# Any frog breeders??



## Riggzy (Sep 23, 2011)

Im wanting to buy a frog. I have the licence, now just need setup. What will I need for the setup please. I want to get it set up right before I buy my frog
Thanks for any guidance


----------



## dihsmaj (Sep 23, 2011)

What frog?


----------



## Joshua-Tree (Sep 23, 2011)

im actually thinking of getting a couple frogs aswell and was wondering how you keep the enclosure clean ? my mate a few yrs ago had mag tree frogs and the enclosure kept getting so mouldy.. he didnt have uv-lights or nething and had a misting fountain, but from the videos of pro setups on the net they looked crystal clear..


----------



## Riggzy (Sep 23, 2011)

Im not sure yet maybe spotted marsh , really just looking for a pretty frog. Im not familiar with all the varieties. Open to suggestions


----------



## hnn17 (Sep 23, 2011)

Do you like the colour green ?

If yes then green tree frogs are good beginner frogs. Just check your licence for the list of frogs you are allow to keep and do a google image search.


----------



## mad_at_arms (Sep 23, 2011)

Riggzy said:


> Im not sure yet maybe spotted marsh , really just looking for a pretty frog. Im not familiar with all the varieties. Open to suggestions


I wouldn't call marsh frogs "pretty".
"pretty hardy" would be more appropriate.
Depending where you are, you should not need a licence for them


----------



## BigWillieStyles (Sep 23, 2011)

Riggzy said:


> Im wanting to buy a frog. I have the licence, now just need setup. What will I need for the setup please. I want to get it set up right before I buy my frog
> Thanks for any guidance



Whats your location? 

Different frogs will have different requirements. Some can be handled, others will be just a frog to watch. I think you need to tell us more about what you want from a frog?

I keep Red Eyed Tree Frogs which arent really a frog that can be handled much but I find them a very rewarding frog to keep.


----------



## frogstar (Sep 27, 2011)

Green tree frogs are a great starter frog, aslong as you have the rite heating an lighting there pretty easy frogs to care for and there also fun to watch. I started with 2 of these guys i now have 9 GTFs 6 red eyes and 12 southern brown tree frogs and the list is still slowly getting bigger lol. Good luck with what ever frog you decide on getting


----------



## pmbmartin (Oct 11, 2011)

11/10/11 Can anyone tell me where I can buy a magnificent tree frog babies / or green tree frog babies ANY 4 SALE (NSW) all adds posted i found are old 

also looking for eastern baby bearded dragons anyone outthere )))))))))


----------



## frogboy77 (Oct 11, 2011)

this might help with the tank setup, it's my tank which currently homes 4 greens & 3 greens,
(mags need to be kept at a minimal of 28 degrees during the day as they come from the kimborleys WA )
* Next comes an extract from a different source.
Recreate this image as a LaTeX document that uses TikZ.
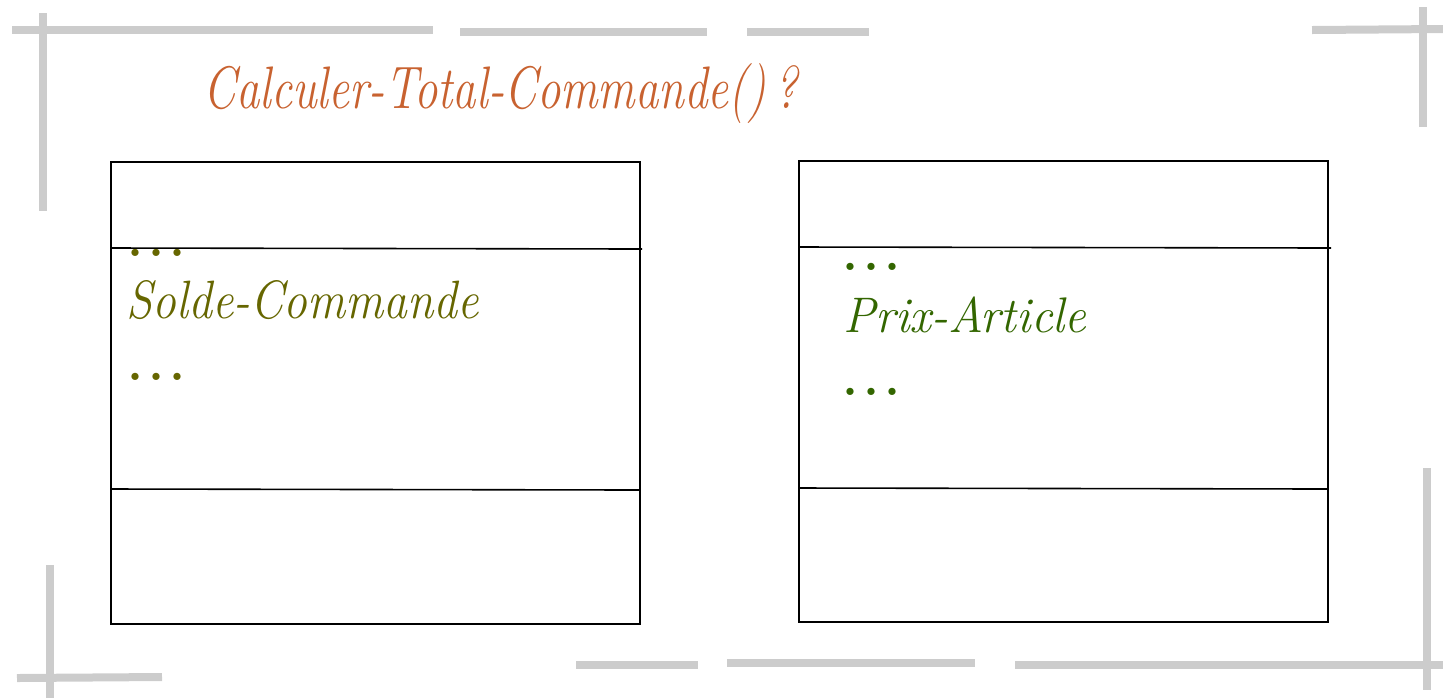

Exo Terra Monsoon Mister Competition Large - YouTube

click on link above


----------



## cypptrkk90 (Oct 11, 2011)

frogboy77 said:


> this might help with the tank setup, it's my tank which currently homes 4 greens & 3 greens,
> (mags need to be kept at a minimal of 28 degrees during the day as they come from the kimborleys WA )
> 
> 
> ...





that is an awesome tank mate. i have a couple questions for you though, do you think it would work if i just had the water without the waterfall or filtration system? also what are you using to heat the enclosure?

thanks.


----------



## frogboy77 (Oct 11, 2011)

cypptrkk90 said:


> that is an awesome tank mate. i have a couple questions for you though, do you think it would work if i just had the water without the waterfall or filtration system? also what are you using to heat the enclosure?
> 
> thanks.



thanks, it would work but would not be as hygenic as their would be no filtration..... , heating wise i have: an exo terra heat wave, exo terra small heat mat, water heater, fogger ( adds humidity which they love ), 3 exo terra 5.0 rainforest glow bubs which let off a little heat, and to make them feel at home in the tropics a exo terra monsoon mister which sprays them once every day (thanks to Amazing Amazon ), hope that covers everything.........cheers 
Jake


----------



## Rickster (Jan 17, 2012)

Do you need a license for a southern brown tree frog??


----------



## dihsmaj (Jan 17, 2012)

Rickster said:


> Do you need a license for a southern brown tree frog??


Where do you live mate?


----------



## Rickster (Jan 17, 2012)

I'm in Victoria sth east, a mate has a few for sale and was wondering what requirements ya need to keep them, I have basic license as I have snakes and lizards but he doesn't and bought them from a pet shop and was wondering if that was right


----------



## dihsmaj (Jan 17, 2012)

Yeah mate Brown Tree Frogs are off-licence here in Vic.


----------



## Rickster (Jan 17, 2012)

Sweet thanks so much, he has almost 500 tadpoles at the moment, what would be the basic price on them if you would know


----------



## dihsmaj (Jan 17, 2012)

there's a breeder in dandenong that sells his small browns for $5, the larges for $10.


----------



## Rickster (Jan 17, 2012)

Sweet so bout 2.50 a tadpole isn't bad then lol cheers

Amazing amazon are charging 35 a frog lol


----------